Micromanaging – Not Always a Bad Management Strategy

I can’t believe I just wrote these words!  After preaching for years that micromanaging staff drives people from the organization, I am now going to tell you that sometimes it is exactly what you need to do?  Well, here goes…

We usually focus on how to empower employees so that they can learn and grow but what about the times when you as a manager, need to be more closely involved in their work? What kind of balance is needed so you are sure the work is being done without stifling their creativity or enthusiasm?

Here’s an example of when you might need to be more of a micromanager—your organization is going through a huge change initiative. You’re changing strategy or going into new markets or adding a new and very different service or product.  Managers need to provide close direction until everyone involved gets where you’re headed and why.

Major organizational changes can upset even your most seasoned employee. People who are comfortable with their work and who you can almost read your mind and not need much of your oversight in normal situations, suddenly require much more of your expertise and your time so be available to them and yes, micromanage them until such time as they’re ready to step out without so much supervision.

Another example of when you need to micromanage is when a formerly excellent employee starts having trouble completing projects or misses major deadlines. You need to keep a close watch on that person’s work so that things don’t get to far out of hand. Remember, it’s your job to keep your employees on track—even when they’ve been productive in the past. 

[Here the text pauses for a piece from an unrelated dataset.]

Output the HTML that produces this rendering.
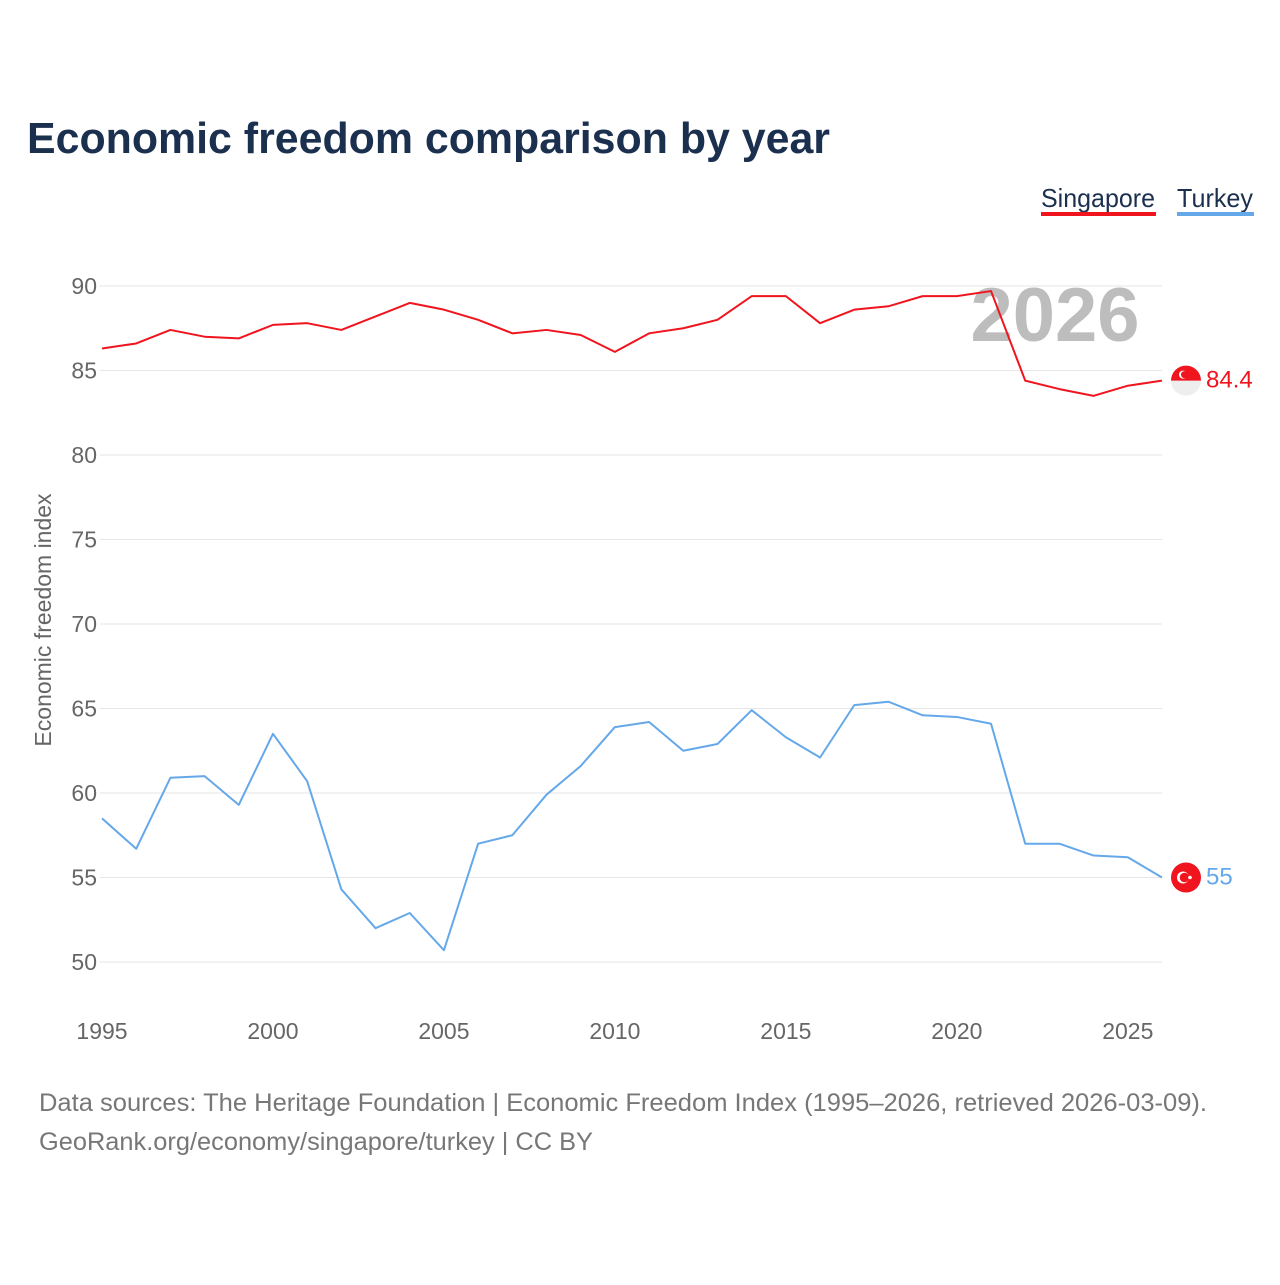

You should step in and do your best to get things going the right direction but also take the time to counsel your employee. You may find out they have a serious health issue or problems at home that are taking them off their game. Whatever the reason is for their performance issues, you need to make sure the work gets done in a timely manner and at the highest quality level.

Consider a situation where your major client isn’t happy with the level of service they’re receiving. If this isn’t a time for micromanaging, I don’t know when it would be! You need to get right into the situation and resolve it as quickly as possible and if that means you have to be a micromanager, so be it.

After you’ve hopefully restored your organization’s relationship with the client, then find out what else you need to do to keep productivity as high as possible.

Be careful not to stay in micromanagement mode too long or you will de-motivate your team. Once the situation is resolved, we hope you can return to your supportive, coaching style. If, however, you find yourself enjoying being a micromanager when you don’t need to be, ask a trusted advisor or mentor for help.

Bottom line—short term micromanaging can be a good thing—just don’t let it be your preferred style or you may find yourself either needing to replace good employees who leave you or looking for a new job yourself!